As agreed between Reinhard and me a year ago, it's my turn to explain how I remotorized a Roundhouse boxcab. Unfortunately, the motorization is absolutely garbage. I tried a few time to figure out a way to salvage as much as I could from the old drive, but came to the conclusion it was useless. In fact, the way trucks are powered by a central mechanism makes the locomotive absolutely unable to manage sharp curves. Given Harlem Station sports prohibitive 13.5" radius curves in some parts, I had no choice but to think about an alternative.
However the year, a common trick had been to replace the original drive with a Bachmann GE 44-ton drive. The most popular method is to sit the boxcab shell onto the 44-ton frame. Most people keep the pilot of the GE switcher which is plain wrong and looks silly. Also, the GE truck sideframes are kept in place emphasizing the weird look of the loco. As you understand, I wanted to go another route. Powered trolley trucks were an option, but their prohibitive cost and performance wasn't very interesting. I like to experiment, but in this case, I prefered to keep things economical.
To be noted, the GE wheelbase, wheel diameter and wheel spacing are wrong too. Now, I had a challenge in front of me. How to make the GE 44-ton mechanism more acceptable and prototypical.
The first thing I did was building a styrene frame of similar size than the original metal frame to which I would attach the MDC "correct" pilots. It was a fast and easy build. Vertical styrene walls were built to prevent the frame to warp. They also provided a nice surface to add self-adhesive lead weights which is always a good way to improve performance. There's still a lot of space for a sound decoder and speaker.
The next step was the trucks. I decided to accept the wrong wheelbase as an inevitable trade off. However, the small GE 44-ton wheels had to go. Fortunately, the person who sold me the kit also provided an European Bachmann streetcar drive. The drive is exactly the same but the wheels are the correct diameter for a boxcab. It was just a matter of swapping the wheels and that big problem was now a thing of the past.
The last things I wanted to correct were the sideframes. While the Roundhouse sideframes are a little bit crude, they are still better than keeping GE trucks. To make them fit the new drive, I cut the metal pins behing the truck, grinded the bushing behind the journal boxes and slightly reduced the depth of the peg securing the sideframe to the truck.
With drill bits and cutoff wheels, I was able to notch the metal peg in such a way the sideframes could be mechanically attach to the truck's plastic pins. Be aware you will have to take time to adjust the sideframe height. Yes, the sideframe isn't a perfect match for the wheel, but it's almost imperceptible.
If I had to redo this, I think I would grind completely the sideframe metal peg and replace it with styrene. That way, it would be much easier to adjust the height.

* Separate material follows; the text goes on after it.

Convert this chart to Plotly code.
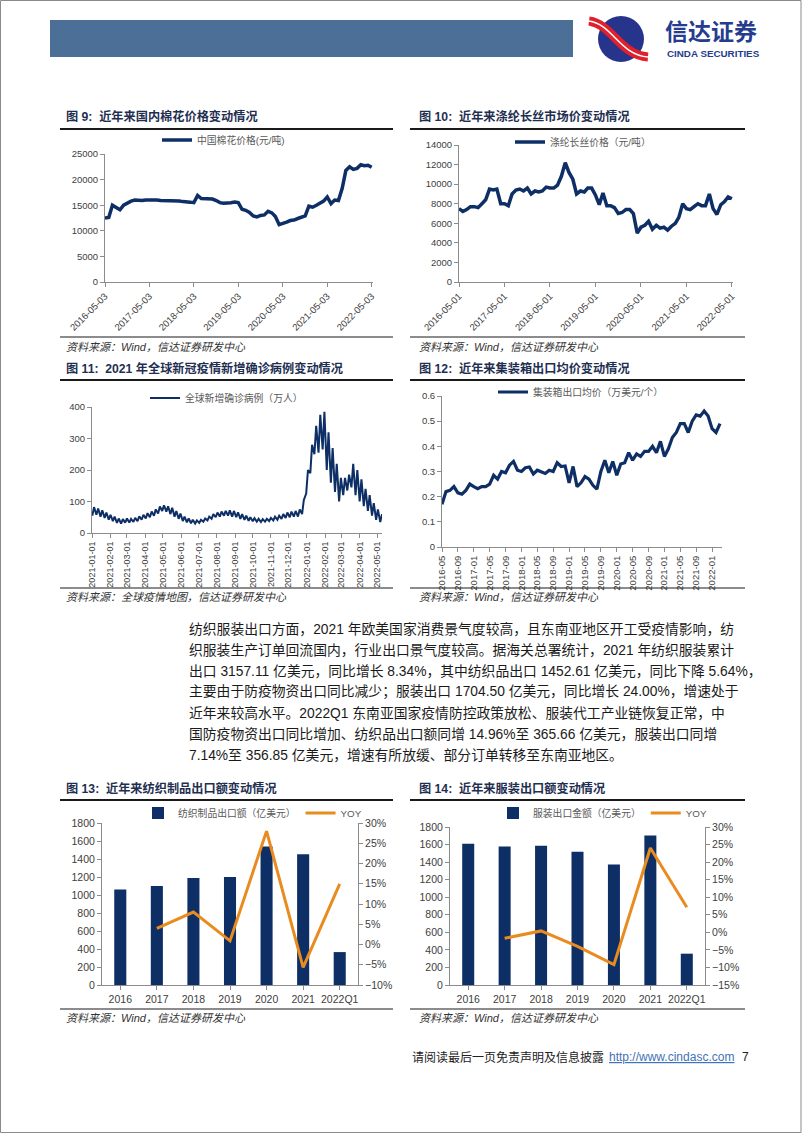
import plotly.graph_objects as go
import pandas as pd

W, H = 802, 1133
def X(px): return px / W
def Y(py): return 1 - py / H

NUM = "Liberation Sans, Arial, Noto Sans CJK SC"
CJK = "Liberation Sans, Noto Sans CJK SC"
NAVY = "#0d2f66"
ORANGE = "#e98c1f"

# ---------------- data ----------------
cotton_price = [12500,12600,15000,14500,14100,15000,15500,15800,16000,15900,
                15900,16000,16000,16100,16000,15900,15900,15900,15900,15900,
                15800,15700,15700,15600,15500,16900,16300,16300,16300,16200,
                15900,15500,15400,15400,15500,15600,15500,14200,14000,13600,
                12900,12700,13000,13100,13800,13500,12800,11200,11400,11700,
                12000,12100,12400,12700,12900,14800,14600,15000,15300,15800,
                16600,15300,16000,15900,18300,21800,22500,22000,22200,22900,
                22700,22800,22400]
cotton_ticks = ["2016-05-03","2017-05-03","2018-05-03","2019-05-03","2020-05-03","2021-05-03","2022-05-03"]

polyester_price = [7500,7200,7400,7700,7700,7600,8000,8400,9500,9400,
                   9500,8000,8000,7800,9000,9400,9500,9300,9600,9000,
                   9300,9200,9300,9700,9600,9600,9900,10800,12200,11200,
                   10500,9000,9300,9200,9600,9600,8900,7900,9100,7800,
                   7800,7600,7000,7100,7400,7400,7000,5000,5600,5800,
                   6200,5400,5800,5500,5600,5300,5700,6000,6600,8000,
                   7500,7400,7700,8000,7800,7800,9000,7500,6900,7900,
                   8200,8700,8500]
polyester_ticks = ["2016-05-01","2017-05-01","2018-05-01","2019-05-01","2020-05-01","2021-05-01","2022-05-01"]

covid_weekly_high = [82,78,72,65,58,52,46,44,46,45,
                     48,53,58,63,68,75,84,88,85,80,
                     70,62,52,46,42,40,42,46,52,60,
                     65,68,70,72,70,66,60,55,50,47,
                     45,44,45,48,52,55,60,65,68,70,
                     75,105,200,280,340,375,385,320,270,220,
                     175,175,185,220,200,170,140,120,95,75,60]
covid_weekly_low = [55,58,52,48,42,38,32,30,33,33,
                    35,38,42,46,50,55,62,70,68,60,
                    52,45,38,34,31,30,32,36,40,45,
                    50,52,55,55,52,50,45,42,39,37,
                    36,35,36,38,40,42,45,48,50,52,
                    52,60,125,190,250,255,265,200,160,130,
                    100,120,135,145,120,100,85,70,55,42,35]
covid_ticks = ["2021-01-01","2021-02-01","2021-03-01","2021-04-01","2021-05-01","2021-06-01",
               "2021-07-01","2021-08-01","2021-09-01","2021-10-01","2021-11-01","2021-12-01",
               "2022-01-01","2022-02-01","2022-03-01","2022-04-01","2022-05-01"]

container_price = [0.17,0.22,0.225,0.24,0.215,0.21,0.225,0.25,0.24,0.232,
                   0.24,0.24,0.25,0.285,0.27,0.30,0.295,0.325,0.34,0.305,
                   0.30,0.315,0.318,0.29,0.305,0.30,0.292,0.305,0.30,0.335,
                   0.32,0.322,0.255,0.32,0.24,0.255,0.28,0.27,0.245,0.23,
                   0.30,0.345,0.295,0.34,0.285,0.33,0.335,0.375,0.345,0.37,
                   0.36,0.38,0.38,0.40,0.375,0.42,0.36,0.39,0.435,0.455,
                   0.49,0.49,0.455,0.50,0.525,0.52,0.54,0.52,0.47,0.455,0.49]

years = ["2016","2017","2018","2019","2020","2021","2022Q1"]
textile_export = [1060,1099,1188,1199,1538,1452.61,365.66]
textile_yoy = [None,0.040,0.080,0.009,0.280,-0.0564,0.1496]
apparel_export = [1610,1579,1587,1518,1374,1704.50,356.85]
apparel_yoy = [None,-0.017,0.004,-0.040,-0.092,0.240,0.0714]

cotton_dates = [pd.Timestamp("2016-05-03") + pd.DateOffset(months=i) for i in range(len(cotton_price))]
polyester_dates = [pd.Timestamp("2016-05-01") + pd.DateOffset(months=i) for i in range(len(polyester_price))]
container_months = [(pd.Timestamp("2016-05-01") + pd.DateOffset(months=i)).strftime("%Y-%m")
                    for i in range(len(container_price))]
covid_x, covid_y = [], []
for i, (lo, hi) in enumerate(zip(covid_weekly_low, covid_weekly_high)):
    d = pd.Timestamp("2021-01-01") + pd.Timedelta(days=7 * i)
    covid_x += [d, d + pd.Timedelta(days=3)]
    covid_y += [lo, hi]

# ---------------- traces ----------------
fig = go.Figure()
fig.add_trace(go.Scatter(x=cotton_dates, y=cotton_price, mode="lines", xaxis="x", yaxis="y",
                         line=dict(color=NAVY, width=3.5), name="中国棉花价格(元/吨)", legend="legend"))
fig.add_trace(go.Scatter(x=polyester_dates, y=polyester_price, mode="lines", xaxis="x2", yaxis="y2",
                         line=dict(color=NAVY, width=3.5), name="涤纶长丝价格（元/吨）", legend="legend2"))
fig.add_trace(go.Scatter(x=covid_x, y=covid_y, mode="lines", xaxis="x3", yaxis="y3",
                         line=dict(color=NAVY, width=2), name="全球新增确诊病例（万人）", legend="legend3"))
fig.add_trace(go.Scatter(x=container_months, y=container_price, mode="lines", xaxis="x4", yaxis="y4",
                         line=dict(color=NAVY, width=3.2), name="集装箱出口均价（万美元/个）", legend="legend4"))
fig.add_trace(go.Bar(x=years, y=textile_export, xaxis="x5", yaxis="y5", width=0.33,
                     marker=dict(color=NAVY, line=dict(width=0)), name="纺织制品出口额（亿美元）", legend="legend5"))
fig.add_trace(go.Scatter(x=years, y=textile_yoy, mode="lines", xaxis="x5", yaxis="y6",
                         line=dict(color=ORANGE, width=3), name="YOY", legend="legend5"))
fig.add_trace(go.Bar(x=years, y=apparel_export, xaxis="x6", yaxis="y7", width=0.33,
                     marker=dict(color=NAVY, line=dict(width=0)), name="服装出口金额（亿美元）", legend="legend6"))
fig.add_trace(go.Scatter(x=years, y=apparel_yoy, mode="lines", xaxis="x6", yaxis="y8",
                         line=dict(color=ORANGE, width=3), name="YOY", legend="legend6"))

def ax(fs=9.5, **kw):
    d = dict(showline=True, linecolor="#8c8c8c", linewidth=1, ticks="outside", ticklen=4,
             tickcolor="#8c8c8c", showgrid=False, zeroline=False, fixedrange=True, automargin=False,
             tickfont=dict(family=NUM, size=fs, color="#404040"))
    d.update(kw)
    return d

def leg(x, y):
    return dict(x=X(x), y=Y(y), xanchor="left", yanchor="middle", orientation="h",
                bgcolor="rgba(0,0,0,0)", font=dict(family=CJK, size=9.8, color="#595959"),
                itemwidth=30, tracegroupgap=0, traceorder="normal", borderwidth=0)

layout = dict(
    template="none",
    width=W, height=H, autosize=False, margin=dict(l=0, r=0, t=0, b=0, pad=0),
    paper_bgcolor="white", plot_bgcolor="white", showlegend=True,
    xaxis=ax(domain=[X(105), X(373)], anchor="y", type="date",
             range=["2016-05-03", "2022-05-14"], tickvals=cotton_ticks, ticktext=cotton_ticks, tickangle=-45),
    yaxis=ax(domain=[Y(282), Y(154)], anchor="x", range=[0, 25000], dtick=5000, tickformat="d"),
    xaxis2=ax(domain=[X(459), X(733)], anchor="y2", type="date",
              range=["2016-05-01", "2022-05-10"], tickvals=polyester_ticks, ticktext=polyester_ticks, tickangle=-45),
    yaxis2=ax(domain=[Y(282), Y(145)], anchor="x2", range=[0, 14000], dtick=2000, tickformat="d"),
    xaxis3=ax(fs=9, domain=[X(92), X(382)], anchor="y3", type="date",
              range=["2020-12-31 12:00", "2022-05-09"], tickvals=covid_ticks, ticktext=covid_ticks, tickangle=-90),
    yaxis3=ax(domain=[Y(533), Y(407)], anchor="x3", range=[0, 400], dtick=100, tickformat="d"),
    xaxis4=ax(fs=9.5, domain=[X(442), X(722)], anchor="y4", type="category", range=[0, 70.5],
              tickvals=container_months[::4], ticktext=container_months[::4], tickangle=-90),
    yaxis4=ax(domain=[Y(547), Y(396)], anchor="x4", range=[0, 0.6], dtick=0.1),
    xaxis5=ax(fs=10.5, domain=[X(102), X(358)], anchor="y5", type="category"),
    yaxis5=ax(fs=10.5, domain=[Y(985), Y(823)], anchor="x5", range=[0, 1800], dtick=200, tickformat="d"),
    yaxis6=ax(fs=10.5, overlaying="y5", anchor="x5", side="right", range=[-0.10, 0.30], dtick=0.05, tickformat=".0%"),
    xaxis6=ax(fs=10.5, domain=[X(450), X(705)], anchor="y7", type="category"),
    yaxis7=ax(fs=10.5, domain=[Y(985), Y(827)], anchor="x6", range=[0, 1800], dtick=200, tickformat="d"),
    yaxis8=ax(fs=10.5, overlaying="y7", anchor="x6", side="right", range=[-0.15, 0.30], dtick=0.05, tickformat=".0%"),
    legend=leg(157, 140),
    legend2=leg(510, 142),
    legend3=leg(145, 398),
    legend4=leg(493, 392),
    legend5=leg(138, 813),
    legend6=leg(493, 813),
)
fig.update_layout(**layout)

shapes = []
def hline(x0, x1, y, w=1.5, c="#1a1a1a"):
    shapes.append(dict(type="line", xref="paper", yref="paper", x0=X(x0), x1=X(x1), y0=Y(y), y1=Y(y),
                       line=dict(color=c, width=w)))

# page border
shapes.append(dict(type="rect", xref="paper", yref="paper", x0=X(0.5), x1=X(801), y0=Y(0.5), y1=Y(1132.5),
                   line=dict(color="#8a8a8a", width=1)))
# header bar
shapes.append(dict(type="rect", xref="paper", yref="paper", x0=X(50), x1=X(573), y0=Y(20), y1=Y(57),
                   fillcolor="#4b6f97", line=dict(width=0)))
# logo
shapes.append(dict(type="circle", xref="paper", yref="paper", x0=X(598), x1=X(644), y0=Y(16), y1=Y(62),
                   fillcolor="#27348b", line=dict(width=0)))
def path(pts):
    s = "M {} {}".format(X(pts[0][0]), Y(pts[0][1]))
    s += " C " + " ".join("{} {}".format(X(a), Y(b)) for a, b in pts[1:])
    return s
swoosh = [(589, 21), (612, 24), (620, 55), (648, 57)]
shapes.append(dict(type="path", xref="paper", yref="paper", path=path(swoosh),
                   line=dict(color="#e0202a", width=9)))
shapes.append(dict(type="path", xref="paper", yref="paper", path=path(swoosh),
                   line=dict(color="white", width=1.5)))

# title / source separators
for (a, b) in [(60, 393), (410, 745)]:
    hline(a, b, 129, 2)
    hline(a, b, 337, 1.2)
    hline(a, b, 380, 2)
    hline(a, b, 588, 1.2)
    hline(a, b, 800, 2)
    hline(a, b, 1009, 1.2)
fig.update_layout(shapes=shapes)

ann = []
def text(x, y, s, size=12, color="#1a1a1a", anchor="left", family=CJK):
    ann.append(dict(xref="paper", yref="paper", x=X(x), y=Y(y), text=s, showarrow=False,
                    xanchor=anchor, yanchor="middle", font=dict(family=family, size=size, color=color)))

text(663, 32, "<b>信达证券</b>", 23, "#253c8f")
text(665, 53, "<b>CINDA SECURITIES</b>", 9.8, "#253c8f")

TC = "#1f2f52"
TS = 12.2
text(64, 116, "<b>图 9:  近年来国内棉花价格变动情况</b>", TS, TC)
text(417, 116, "<b>图 10:  近年来涤纶长丝市场价变动情况</b>", TS, TC)
text(64, 368, "<b>图 11:  2021 年全球新冠疫情新增确诊病例变动情况</b>", TS, TC)
text(417, 368, "<b>图 12:  近年来集装箱出口均价变动情况</b>", TS, TC)
text(64, 788, "<b>图 13:  近年来纺织制品出口额变动情况</b>", TS, TC)
text(417, 788, "<b>图 14:  近年来服装出口额变动情况</b>", TS, TC)

SC = "#333333"
text(64, 347, "<i>资料来源：Wind，信达证券研发中心</i>", 11, SC)
text(417, 347, "<i>资料来源：Wind，信达证券研发中心</i>", 11, SC)
text(64, 597, "<i>资料来源：全球疫情地图，信达证券研发中心</i>", 11, SC)
text(417, 597, "<i>资料来源：Wind，信达证券研发中心</i>", 11, SC)
text(64, 1018, "<i>资料来源：Wind，信达证券研发中心</i>", 11, SC)
text(417, 1018, "<i>资料来源：Wind，信达证券研发中心</i>", 11, SC)

para = [
    "纺织服装出口方面，2021 年欧美国家消费景气度较高，且东南亚地区开工受疫情影响，纺",
    "织服装生产订单回流国内，行业出口景气度较高。据海关总署统计，2021 年纺织服装累计",
    "出口 3157.11 亿美元，同比增长 8.34%，其中纺织品出口 1452.61 亿美元，同比下降 5.64%，",
    "主要由于防疫物资出口同比减少；服装出口 1704.50 亿美元，同比增长 24.00%，增速处于",
    "近年来较高水平。2022Q1 东南亚国家疫情防控政策放松、服装代工产业链恢复正常，中",
    "国防疫物资出口同比增加、纺织品出口额同增 14.96%至 365.66 亿美元，服装出口同增",
    "7.14%至 356.85 亿美元，增速有所放缓、部分订单转移至东南亚地区。",
]
for i, line in enumerate(para):
    text(187, 629 + 21 * i, line, 13.8, "#1a1a1a")

text(410, 1057, "请阅读最后一页免责声明及信息披露", 12, "#222222")
text(607, 1057, "<u>http://www.cindasc.com</u>", 12, "#3f72b8")
text(740, 1057, "7", 12, "#222222")

fig.update_layout(annotations=ann)

fig.write_html("out.html", config={"displayModeBar": False},
               post_script="document.body.style.margin='0';document.body.style.overflow='hidden';")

Finally, my last modification was to remove about 0.75mm of material on the shell ends to make sur the carbody would sit correctly aligned with the pilot beam. The original Roundhouse design was a little bit weird because it didn't align. Now the shell sit properly!
I'll probably remove large part of the underframe diesel tank. Since I changed the wheel diameter, the trucks can't swivel freely. Also, only an air tank existed under Erie #20 and I'd like to follow the prototype as much as I can. It will also look more prototypical and eliminate the last visible remnant of the GE 44-ton.
All in all, I believing these slight modifications to the "traditional" way to repower the Roundhouse Boxcab with a GE 44-ton drive is closer to the prototype appearance while requiring no particular skills. It sure ain't perfect, but considering it the marginal cost and time involved, it truly makes a dramatic improvement. To be noted, correct AGEIR sideframes are available in 3D print which would be a nice addition to any model.
Another challenge will be to find a way to mechanically fix the shell on the underframe. I don't have yet an idea how I'll do it. Once done, the fun part starts by detailing and painting the locomotive. It shouldn't be too hard. In that regard, I don't plan to buy parts since I consider this a low budget conversion.